= WHAT TO PRODUCE =
Please print exactly the lines below, from the start of the material up to and including the line with "import seaborn as sns", but none of the pictures.

= SUPPLIED MATERIAL =
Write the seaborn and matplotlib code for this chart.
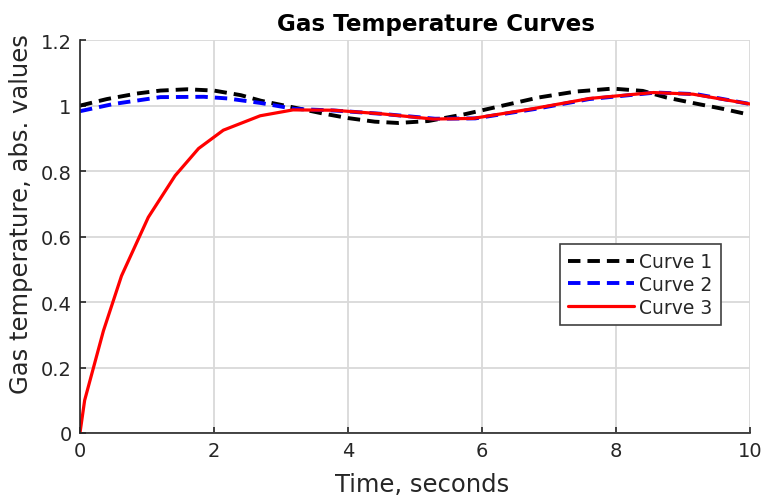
import numpy as np
import pandas as pd
import matplotlib
matplotlib.use("Agg")
import matplotlib.pyplot as plt
import matplotlib.ticker as mticker
import seaborn as sns

# Curve 1 (black dashed)
x1 = [0.0, 0.4, 0.85, 1.2, 1.6, 2.0, 2.4, 2.7, 3.2, 3.6, 4.0, 4.4, 4.75, 5.2, 5.75, 6.2, 6.85, 7.4, 7.95, 8.4, 8.75, 9.2, 9.6, 10.0]
y1 = [1.000, 1.020, 1.037, 1.046, 1.050, 1.046, 1.032, 1.015, 0.994, 0.977, 0.962, 0.951, 0.947, 0.953, 0.974, 0.995, 1.025, 1.043, 1.052, 1.045, 1.025, 1.006, 0.990, 0.972]

# Curve 2 (blue dashed)
x2 = [0.0, 0.5, 1.2, 1.85, 2.2, 2.7, 3.2, 3.8, 4.5, 5.3, 5.9, 6.8, 7.6, 8.6, 9.2, 10.0]
y2 = [0.983, 1.005, 1.026, 1.027, 1.022, 1.008, 0.990, 0.985, 0.975, 0.960, 0.961, 0.990, 1.020, 1.040, 1.035, 1.005]

# Curve 3 (red solid)
x3 = [0.0, 0.07, 0.35, 0.62, 1.02, 1.42, 1.77, 2.14, 2.69, 3.18, 3.78, 4.5, 5.27, 5.87, 6.77, 7.61, 8.56, 9.15, 10.0]
y3 = [0.0, 0.10, 0.312, 0.48, 0.659, 0.786, 0.869, 0.925, 0.969, 0.987, 0.986, 0.975, 0.959, 0.961, 0.991, 1.022, 1.040, 1.035, 1.005]

labels = ["Curve 1", "Curve 2", "Curve 3"]

sns.set_style("whitegrid")
plt.rcParams["font.family"] = ["DejaVu Sans"]

fig = plt.figure(figsize=(7.66, 5.02), dpi=100)
ax = fig.add_axes([0.1044, 0.1355, 0.8746, 0.7825])

sns.lineplot(x=x1, y=y1, color="black", linestyle=(0, (3.2, 1.8)), linewidth=2.8,
             sort=False, estimator=None, label=labels[0], ax=ax)
sns.lineplot(x=x2, y=y2, color="#0000ff", linestyle=(0, (3.2, 1.8)), linewidth=2.8,
             sort=False, estimator=None, label=labels[1], ax=ax)
sns.lineplot(x=x3, y=y3, color="#ff0000", linestyle="-", linewidth=2.3,
             sort=False, estimator=None, label=labels[2], ax=ax)

ax.set_xlim(0, 10)
ax.set_ylim(0, 1.2)
ax.set_xticks([0, 2, 4, 6, 8, 10])
ax.set_yticks([0, 0.2, 0.4, 0.6, 0.8, 1.0, 1.2])
ax.yaxis.set_major_formatter(mticker.FormatStrFormatter("%g"))
ax.grid(True, color="#d9d9d9", linewidth=1.3)
for s in ["top", "right"]:
    ax.spines[s].set_visible(False)
for s in ["left", "bottom"]:
    ax.spines[s].set_color("#262626")
    ax.spines[s].set_linewidth(1.2)
ax.tick_params(axis="both", direction="in", length=4.5, width=1.2, colors="#262626",
               labelsize=14, labelcolor="#262626", left=True, bottom=True, pad=6)

ax.set_xlabel("Time, seconds", fontsize=17.5, color="#262626", labelpad=2)
ax.set_ylabel("Gas temperature, abs. values", fontsize=17.5, color="#262626")
ax.yaxis.set_label_coords(-0.07, 0.561)
ax.xaxis.set_label_coords(0.51, -0.1)
ax.set_title("Gas Temperature Curves", fontsize=16.6, fontweight="heavy", color="black",
             x=0.531, pad=7)

leg = ax.legend(loc="upper left", bbox_to_anchor=(0.716, 0.482), fontsize=13.5,
                frameon=True, fancybox=False, edgecolor="#404040", framealpha=1,
                handlelength=3.5, handletextpad=0.3, borderpad=0.45, labelspacing=0.2,
                borderaxespad=0)
leg.get_frame().set_linewidth(1.2)

fig.savefig("out.png", dpi=100)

= FINISHED ANSWER =
Write the seaborn and matplotlib code for this chart.
import numpy as np
import pandas as pd
import matplotlib
matplotlib.use("Agg")
import matplotlib.pyplot as plt
import matplotlib.ticker as mticker
import seaborn as sns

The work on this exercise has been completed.